'''

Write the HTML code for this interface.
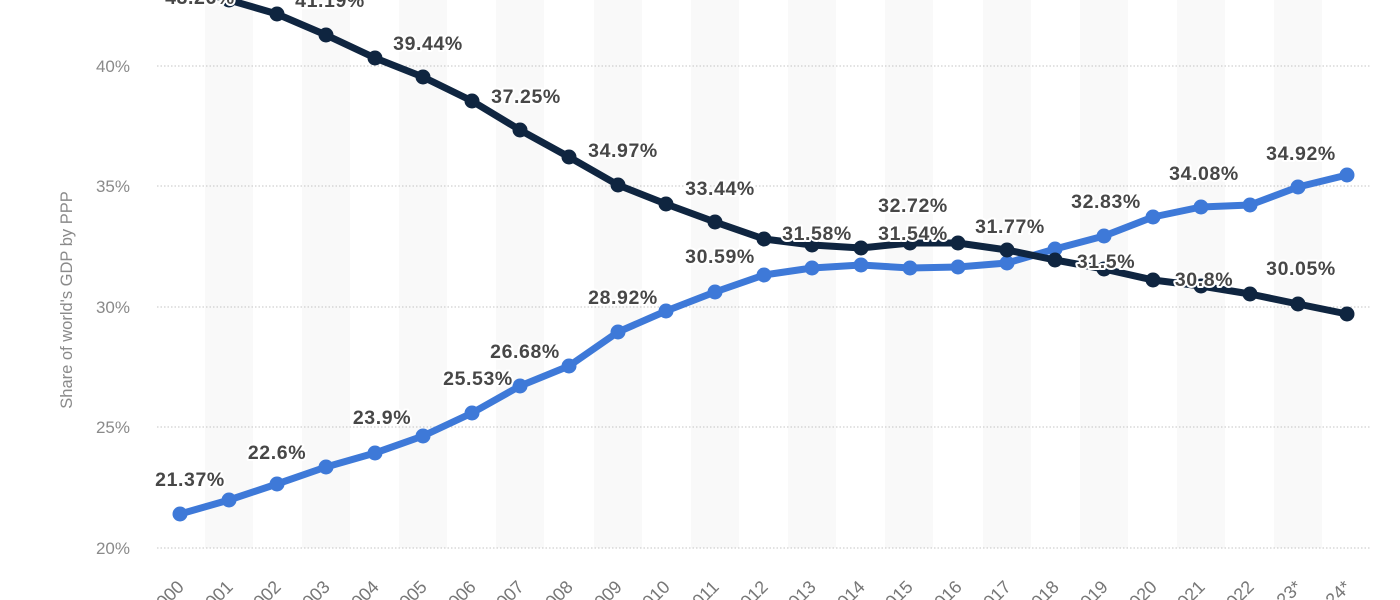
<!DOCTYPE html>
<html><head><meta charset="utf-8"><style>
html,body{margin:0;padding:0;background:#fff;}
svg{display:block;font-family:"Liberation Sans",sans-serif;}
.lbl{font-size:19.5px;font-weight:bold;fill:#474747;stroke:#fff;stroke-width:4px;paint-order:stroke;stroke-linejoin:round;text-anchor:middle;letter-spacing:0.6px}
.yt{font-size:17px;fill:#8a8a8a;text-anchor:end}
.xt{font-size:18px;fill:#777;text-anchor:end}
</style></head><body>
<svg width="1400" height="600" viewBox="0 0 1400 600">
<g fill="#f9f9f9">
<rect x="205" y="0" width="48" height="548"/><rect x="302" y="0" width="48" height="548"/><rect x="399" y="0" width="48" height="548"/><rect x="496" y="0" width="48" height="548"/><rect x="594" y="0" width="48" height="548"/><rect x="691" y="0" width="48" height="548"/><rect x="788" y="0" width="48" height="548"/><rect x="885" y="0" width="48" height="548"/><rect x="983" y="0" width="48" height="548"/><rect x="1080" y="0" width="48" height="548"/><rect x="1177" y="0" width="48" height="548"/><rect x="1274" y="0" width="48" height="548"/>
</g>
<g stroke="#c4c4c4" stroke-width="1" stroke-dasharray="1.5,2">
<line x1="157" y1="66" x2="1370" y2="66"/><line x1="157" y1="186" x2="1370" y2="186"/><line x1="157" y1="307" x2="1370" y2="307"/><line x1="157" y1="427" x2="1370" y2="427"/><line x1="157" y1="548" x2="1370" y2="548"/>
</g>
<g class="yt"><text x="130" y="72">40%</text><text x="130" y="192">35%</text><text x="130" y="313">30%</text><text x="130" y="433">25%</text><text x="130" y="554">20%</text></g>
<text transform="translate(72,300) rotate(-90)" style="font-size:16.5px;fill:#8a8a8a;text-anchor:middle">Share of world's GDP by PPP</text>
<g class="xt">
<text transform="translate(185,588) rotate(-45)">2000</text><text transform="translate(234,588) rotate(-45)">2001</text><text transform="translate(282,588) rotate(-45)">2002</text><text transform="translate(331,588) rotate(-45)">2003</text><text transform="translate(380,588) rotate(-45)">2004</text><text transform="translate(428,588) rotate(-45)">2005</text><text transform="translate(477,588) rotate(-45)">2006</text><text transform="translate(525,588) rotate(-45)">2007</text><text transform="translate(574,588) rotate(-45)">2008</text><text transform="translate(623,588) rotate(-45)">2009</text><text transform="translate(671,588) rotate(-45)">2010</text><text transform="translate(720,588) rotate(-45)">2011</text><text transform="translate(769,588) rotate(-45)">2012</text><text transform="translate(817,588) rotate(-45)">2013</text><text transform="translate(866,588) rotate(-45)">2014</text><text transform="translate(914,588) rotate(-45)">2015</text><text transform="translate(963,588) rotate(-45)">2016</text><text transform="translate(1012,588) rotate(-45)">2017</text><text transform="translate(1060,588) rotate(-45)">2018</text><text transform="translate(1109,588) rotate(-45)">2019</text><text transform="translate(1158,588) rotate(-45)">2020</text><text transform="translate(1206,588) rotate(-45)">2021</text><text transform="translate(1255,588) rotate(-45)">2022</text><text transform="translate(1303,588) rotate(-45)">2023*</text><text transform="translate(1352,588) rotate(-45)">2024*</text>
</g>
<polyline fill="none" stroke="#3e79d8" stroke-width="7" stroke-linejoin="round" points="180,514 229,500 277,484 326,467 375,453 423,436 472,413 520,386 569,366 618,332 666,311 715,292 764,275 812,268 861,265 910,268 958,267 1007,263 1055,249 1104,236 1153,217 1201,207 1250,205 1298,187 1347,175"/>
<g fill="#3e79d8"><circle cx="180" cy="514" r="7.5"/><circle cx="229" cy="500" r="7.5"/><circle cx="277" cy="484" r="7.5"/><circle cx="326" cy="467" r="7.5"/><circle cx="375" cy="453" r="7.5"/><circle cx="423" cy="436" r="7.5"/><circle cx="472" cy="413" r="7.5"/><circle cx="520" cy="386" r="7.5"/><circle cx="569" cy="366" r="7.5"/><circle cx="618" cy="332" r="7.5"/><circle cx="666" cy="311" r="7.5"/><circle cx="715" cy="292" r="7.5"/><circle cx="764" cy="275" r="7.5"/><circle cx="812" cy="268" r="7.5"/><circle cx="861" cy="265" r="7.5"/><circle cx="910" cy="268" r="7.5"/><circle cx="958" cy="267" r="7.5"/><circle cx="1007" cy="263" r="7.5"/><circle cx="1055" cy="249" r="7.5"/><circle cx="1104" cy="236" r="7.5"/><circle cx="1153" cy="217" r="7.5"/><circle cx="1201" cy="207" r="7.5"/><circle cx="1250" cy="205" r="7.5"/><circle cx="1298" cy="187" r="7.5"/><circle cx="1347" cy="175" r="7.5"/></g>
<polyline fill="none" stroke="#0f2540" stroke-width="7" stroke-linejoin="round" points="180,-13 229,0 277,14 326,35 375,58 423,77 472,101 520,130 569,157 618,185 666,204 715,222 764,239 812,245 861,248 910,243 958,243 1007,250 1055,260 1104,269 1153,280 1201,286 1250,294 1298,304 1347,314"/>
<g fill="#0f2540"><circle cx="229" cy="0" r="7.5"/><circle cx="277" cy="14" r="7.5"/><circle cx="326" cy="35" r="7.5"/><circle cx="375" cy="58" r="7.5"/><circle cx="423" cy="77" r="7.5"/><circle cx="472" cy="101" r="7.5"/><circle cx="520" cy="130" r="7.5"/><circle cx="569" cy="157" r="7.5"/><circle cx="618" cy="185" r="7.5"/><circle cx="666" cy="204" r="7.5"/><circle cx="715" cy="222" r="7.5"/><circle cx="764" cy="239" r="7.5"/><circle cx="812" cy="245" r="7.5"/><circle cx="861" cy="248" r="7.5"/><circle cx="910" cy="243" r="7.5"/><circle cx="958" cy="243" r="7.5"/><circle cx="1007" cy="250" r="7.5"/><circle cx="1055" cy="260" r="7.5"/><circle cx="1104" cy="269" r="7.5"/><circle cx="1153" cy="280" r="7.5"/><circle cx="1201" cy="286" r="7.5"/><circle cx="1250" cy="294" r="7.5"/><circle cx="1298" cy="304" r="7.5"/><circle cx="1347" cy="314" r="7.5"/></g>
<g class="lbl">
<text x="200" y="4">43.26%</text><text x="330" y="7">41.19%</text><text x="428" y="50">39.44%</text><text x="526" y="103">37.25%</text><text x="623" y="157">34.97%</text><text x="720" y="195">33.44%</text><text x="817" y="240">31.58%</text><text x="913" y="212">32.72%</text><text x="1010" y="233">31.77%</text><text x="1106" y="268">31.5%</text><text x="1204" y="286">30.8%</text><text x="1301" y="275">30.05%</text>
<text x="190" y="486">21.37%</text><text x="277" y="459">22.6%</text><text x="382" y="424">23.9%</text><text x="478" y="385">25.53%</text><text x="525" y="358">26.68%</text><text x="623" y="304">28.92%</text><text x="720" y="263">30.59%</text><text x="913" y="240">31.54%</text><text x="1106" y="208">32.83%</text><text x="1204" y="180">34.08%</text><text x="1301" y="160">34.92%</text>
</g>
</svg>
</body></html>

'''

Send back the data above word for word, with the pictures left out.

Write the HTML code for this interface.
<!DOCTYPE html>
<html><head><meta charset="utf-8"><style>
html,body{margin:0;padding:0;background:#fff;}
svg{display:block;font-family:"Liberation Sans",sans-serif;}
.lbl{font-size:19.5px;font-weight:bold;fill:#474747;stroke:#fff;stroke-width:4px;paint-order:stroke;stroke-linejoin:round;text-anchor:middle;letter-spacing:0.6px}
.yt{font-size:17px;fill:#8a8a8a;text-anchor:end}
.xt{font-size:18px;fill:#777;text-anchor:end}
</style></head><body>
<svg width="1400" height="600" viewBox="0 0 1400 600">
<g fill="#f9f9f9">
<rect x="205" y="0" width="48" height="548"/><rect x="302" y="0" width="48" height="548"/><rect x="399" y="0" width="48" height="548"/><rect x="496" y="0" width="48" height="548"/><rect x="594" y="0" width="48" height="548"/><rect x="691" y="0" width="48" height="548"/><rect x="788" y="0" width="48" height="548"/><rect x="885" y="0" width="48" height="548"/><rect x="983" y="0" width="48" height="548"/><rect x="1080" y="0" width="48" height="548"/><rect x="1177" y="0" width="48" height="548"/><rect x="1274" y="0" width="48" height="548"/>
</g>
<g stroke="#c4c4c4" stroke-width="1" stroke-dasharray="1.5,2">
<line x1="157" y1="66" x2="1370" y2="66"/><line x1="157" y1="186" x2="1370" y2="186"/><line x1="157" y1="307" x2="1370" y2="307"/><line x1="157" y1="427" x2="1370" y2="427"/><line x1="157" y1="548" x2="1370" y2="548"/>
</g>
<g class="yt"><text x="130" y="72">40%</text><text x="130" y="192">35%</text><text x="130" y="313">30%</text><text x="130" y="433">25%</text><text x="130" y="554">20%</text></g>
<text transform="translate(72,300) rotate(-90)" style="font-size:16.5px;fill:#8a8a8a;text-anchor:middle">Share of world's GDP by PPP</text>
<g class="xt">
<text transform="translate(185,588) rotate(-45)">2000</text><text transform="translate(234,588) rotate(-45)">2001</text><text transform="translate(282,588) rotate(-45)">2002</text><text transform="translate(331,588) rotate(-45)">2003</text><text transform="translate(380,588) rotate(-45)">2004</text><text transform="translate(428,588) rotate(-45)">2005</text><text transform="translate(477,588) rotate(-45)">2006</text><text transform="translate(525,588) rotate(-45)">2007</text><text transform="translate(574,588) rotate(-45)">2008</text><text transform="translate(623,588) rotate(-45)">2009</text><text transform="translate(671,588) rotate(-45)">2010</text><text transform="translate(720,588) rotate(-45)">2011</text><text transform="translate(769,588) rotate(-45)">2012</text><text transform="translate(817,588) rotate(-45)">2013</text><text transform="translate(866,588) rotate(-45)">2014</text><text transform="translate(914,588) rotate(-45)">2015</text><text transform="translate(963,588) rotate(-45)">2016</text><text transform="translate(1012,588) rotate(-45)">2017</text><text transform="translate(1060,588) rotate(-45)">2018</text><text transform="translate(1109,588) rotate(-45)">2019</text><text transform="translate(1158,588) rotate(-45)">2020</text><text transform="translate(1206,588) rotate(-45)">2021</text><text transform="translate(1255,588) rotate(-45)">2022</text><text transform="translate(1303,588) rotate(-45)">2023*</text><text transform="translate(1352,588) rotate(-45)">2024*</text>
</g>
<polyline fill="none" stroke="#3e79d8" stroke-width="7" stroke-linejoin="round" points="180,514 229,500 277,484 326,467 375,453 423,436 472,413 520,386 569,366 618,332 666,311 715,292 764,275 812,268 861,265 910,268 958,267 1007,263 1055,249 1104,236 1153,217 1201,207 1250,205 1298,187 1347,175"/>
<g fill="#3e79d8"><circle cx="180" cy="514" r="7.5"/><circle cx="229" cy="500" r="7.5"/><circle cx="277" cy="484" r="7.5"/><circle cx="326" cy="467" r="7.5"/><circle cx="375" cy="453" r="7.5"/><circle cx="423" cy="436" r="7.5"/><circle cx="472" cy="413" r="7.5"/><circle cx="520" cy="386" r="7.5"/><circle cx="569" cy="366" r="7.5"/><circle cx="618" cy="332" r="7.5"/><circle cx="666" cy="311" r="7.5"/><circle cx="715" cy="292" r="7.5"/><circle cx="764" cy="275" r="7.5"/><circle cx="812" cy="268" r="7.5"/><circle cx="861" cy="265" r="7.5"/><circle cx="910" cy="268" r="7.5"/><circle cx="958" cy="267" r="7.5"/><circle cx="1007" cy="263" r="7.5"/><circle cx="1055" cy="249" r="7.5"/><circle cx="1104" cy="236" r="7.5"/><circle cx="1153" cy="217" r="7.5"/><circle cx="1201" cy="207" r="7.5"/><circle cx="1250" cy="205" r="7.5"/><circle cx="1298" cy="187" r="7.5"/><circle cx="1347" cy="175" r="7.5"/></g>
<polyline fill="none" stroke="#0f2540" stroke-width="7" stroke-linejoin="round" points="180,-13 229,0 277,14 326,35 375,58 423,77 472,101 520,130 569,157 618,185 666,204 715,222 764,239 812,245 861,248 910,243 958,243 1007,250 1055,260 1104,269 1153,280 1201,286 1250,294 1298,304 1347,314"/>
<g fill="#0f2540"><circle cx="229" cy="0" r="7.5"/><circle cx="277" cy="14" r="7.5"/><circle cx="326" cy="35" r="7.5"/><circle cx="375" cy="58" r="7.5"/><circle cx="423" cy="77" r="7.5"/><circle cx="472" cy="101" r="7.5"/><circle cx="520" cy="130" r="7.5"/><circle cx="569" cy="157" r="7.5"/><circle cx="618" cy="185" r="7.5"/><circle cx="666" cy="204" r="7.5"/><circle cx="715" cy="222" r="7.5"/><circle cx="764" cy="239" r="7.5"/><circle cx="812" cy="245" r="7.5"/><circle cx="861" cy="248" r="7.5"/><circle cx="910" cy="243" r="7.5"/><circle cx="958" cy="243" r="7.5"/><circle cx="1007" cy="250" r="7.5"/><circle cx="1055" cy="260" r="7.5"/><circle cx="1104" cy="269" r="7.5"/><circle cx="1153" cy="280" r="7.5"/><circle cx="1201" cy="286" r="7.5"/><circle cx="1250" cy="294" r="7.5"/><circle cx="1298" cy="304" r="7.5"/><circle cx="1347" cy="314" r="7.5"/></g>
<g class="lbl">
<text x="200" y="4">43.26%</text><text x="330" y="7">41.19%</text><text x="428" y="50">39.44%</text><text x="526" y="103">37.25%</text><text x="623" y="157">34.97%</text><text x="720" y="195">33.44%</text><text x="817" y="240">31.58%</text><text x="913" y="212">32.72%</text><text x="1010" y="233">31.77%</text><text x="1106" y="268">31.5%</text><text x="1204" y="286">30.8%</text><text x="1301" y="275">30.05%</text>
<text x="190" y="486">21.37%</text><text x="277" y="459">22.6%</text><text x="382" y="424">23.9%</text><text x="478" y="385">25.53%</text><text x="525" y="358">26.68%</text><text x="623" y="304">28.92%</text><text x="720" y="263">30.59%</text><text x="913" y="240">31.54%</text><text x="1106" y="208">32.83%</text><text x="1204" y="180">34.08%</text><text x="1301" y="160">34.92%</text>
</g>
</svg>
</body></html>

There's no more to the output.